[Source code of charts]
.....
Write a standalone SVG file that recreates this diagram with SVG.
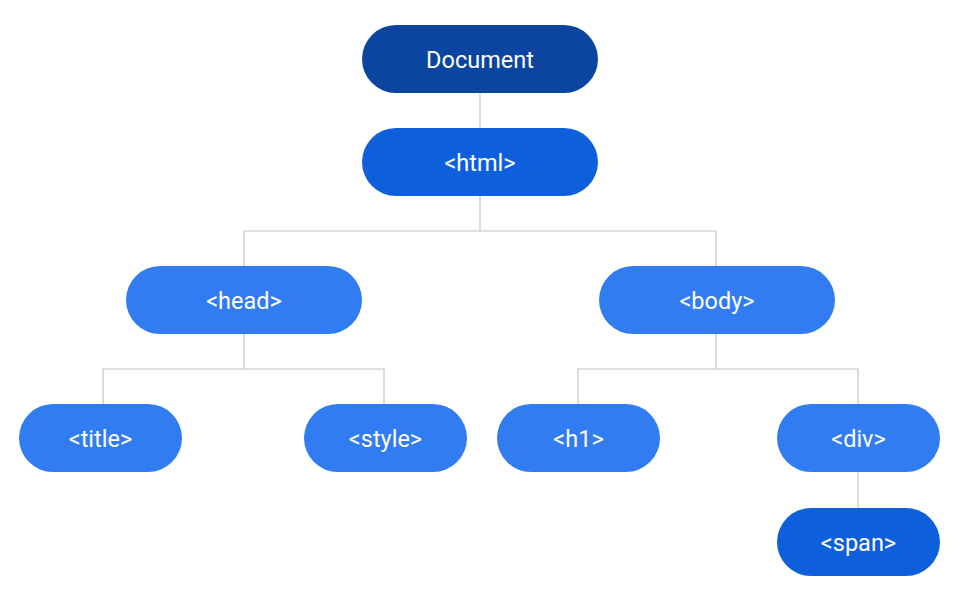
<svg xmlns="http://www.w3.org/2000/svg" width="960" height="601" viewBox="0 0 960 601">
<style>
.l{fill:#ffffff;font-family:Roboto,"Liberation Sans",sans-serif;font-size:23.5px;text-anchor:middle;dominant-baseline:central}
.c{fill:none;stroke:#c4c4c4;stroke-width:1.2}
</style>
<rect width="960" height="601" fill="#ffffff"/>
<g id="connectors" class="c">
<path d="M480 93V128"/>
<path d="M480 196V231H244V266M480 231H716V266"/>
<path d="M244 334V369H103V404M244 369H384V404"/>
<path d="M716 334V369H578V404M716 369H858V404"/>
<path d="M858 472V508"/>
</g>
<g id="document"><rect x="362" y="25" width="236" height="68" rx="34" fill="#0b45a0"/><text class="l" x="480" y="60">Document</text></g>
<g id="html"><rect x="362" y="128" width="236" height="68" rx="34" fill="#0e5fdb"/><text class="l" x="480" y="163">&lt;html&gt;</text></g>
<g id="head"><rect x="126" y="266" width="236" height="68" rx="34" fill="#317cf0"/><text class="l" x="244" y="301">&lt;head&gt;</text></g>
<g id="body"><rect x="599" y="266" width="236" height="68" rx="34" fill="#317cf0"/><text class="l" x="717" y="301">&lt;body&gt;</text></g>
<g id="title"><rect x="19" y="404" width="163" height="68" rx="34" fill="#317cf0"/><text class="l" x="100.5" y="439">&lt;title&gt;</text></g>
<g id="style"><rect x="304" y="404" width="163" height="68" rx="34" fill="#317cf0"/><text class="l" x="385.5" y="439">&lt;style&gt;</text></g>
<g id="h1"><rect x="497" y="404" width="163" height="68" rx="34" fill="#317cf0"/><text class="l" x="578.5" y="439">&lt;h1&gt;</text></g>
<g id="div"><rect x="777" y="404" width="163" height="68" rx="34" fill="#317cf0"/><text class="l" x="858.5" y="439">&lt;div&gt;</text></g>
<g id="span"><rect x="777" y="508" width="163" height="68" rx="34" fill="#0e5fdb"/><text class="l" x="858.5" y="543">&lt;span&gt;</text></g>
</svg>
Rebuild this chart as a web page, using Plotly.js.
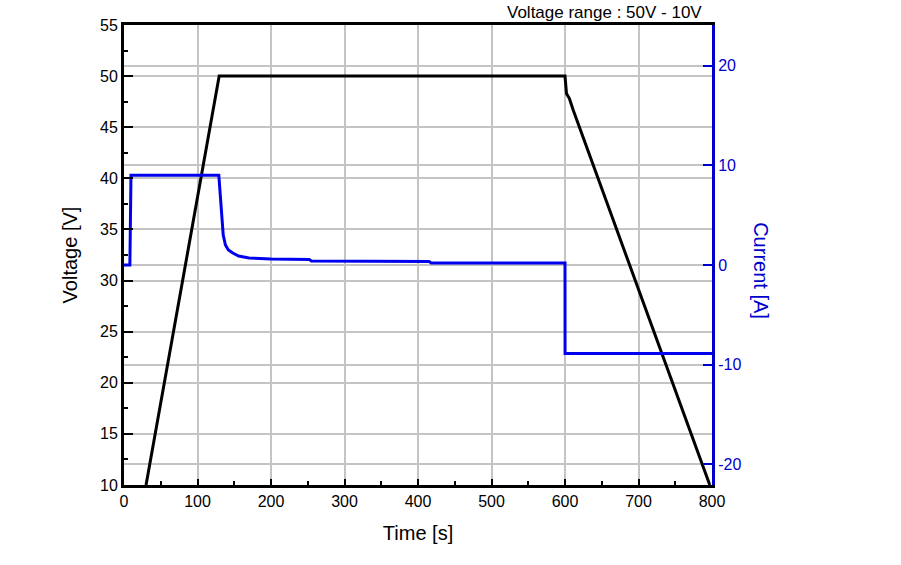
.....
Instruction.
Omit the pictures and output all of the other material exactly.

Answer in full.
Write a standalone SVG file that recreates this diagram with SVG.
<svg xmlns="http://www.w3.org/2000/svg" width="960" height="601" viewBox="0 0 960 601">
<style>
.l{fill:#ffffff;font-family:Roboto,"Liberation Sans",sans-serif;font-size:23.5px;text-anchor:middle;dominant-baseline:central}
.c{fill:none;stroke:#c4c4c4;stroke-width:1.2}
</style>
<rect width="960" height="601" fill="#ffffff"/>
<g id="connectors" class="c">
<path d="M480 93V128"/>
<path d="M480 196V231H244V266M480 231H716V266"/>
<path d="M244 334V369H103V404M244 369H384V404"/>
<path d="M716 334V369H578V404M716 369H858V404"/>
<path d="M858 472V508"/>
</g>
<g id="document"><rect x="362" y="25" width="236" height="68" rx="34" fill="#0b45a0"/><text class="l" x="480" y="60">Document</text></g>
<g id="html"><rect x="362" y="128" width="236" height="68" rx="34" fill="#0e5fdb"/><text class="l" x="480" y="163">&lt;html&gt;</text></g>
<g id="head"><rect x="126" y="266" width="236" height="68" rx="34" fill="#317cf0"/><text class="l" x="244" y="301">&lt;head&gt;</text></g>
<g id="body"><rect x="599" y="266" width="236" height="68" rx="34" fill="#317cf0"/><text class="l" x="717" y="301">&lt;body&gt;</text></g>
<g id="title"><rect x="19" y="404" width="163" height="68" rx="34" fill="#317cf0"/><text class="l" x="100.5" y="439">&lt;title&gt;</text></g>
<g id="style"><rect x="304" y="404" width="163" height="68" rx="34" fill="#317cf0"/><text class="l" x="385.5" y="439">&lt;style&gt;</text></g>
<g id="h1"><rect x="497" y="404" width="163" height="68" rx="34" fill="#317cf0"/><text class="l" x="578.5" y="439">&lt;h1&gt;</text></g>
<g id="div"><rect x="777" y="404" width="163" height="68" rx="34" fill="#317cf0"/><text class="l" x="858.5" y="439">&lt;div&gt;</text></g>
<g id="span"><rect x="777" y="508" width="163" height="68" rx="34" fill="#0e5fdb"/><text class="l" x="858.5" y="543">&lt;span&gt;</text></g>
</svg>
Rebuild this chart as a web page, using Plotly.js.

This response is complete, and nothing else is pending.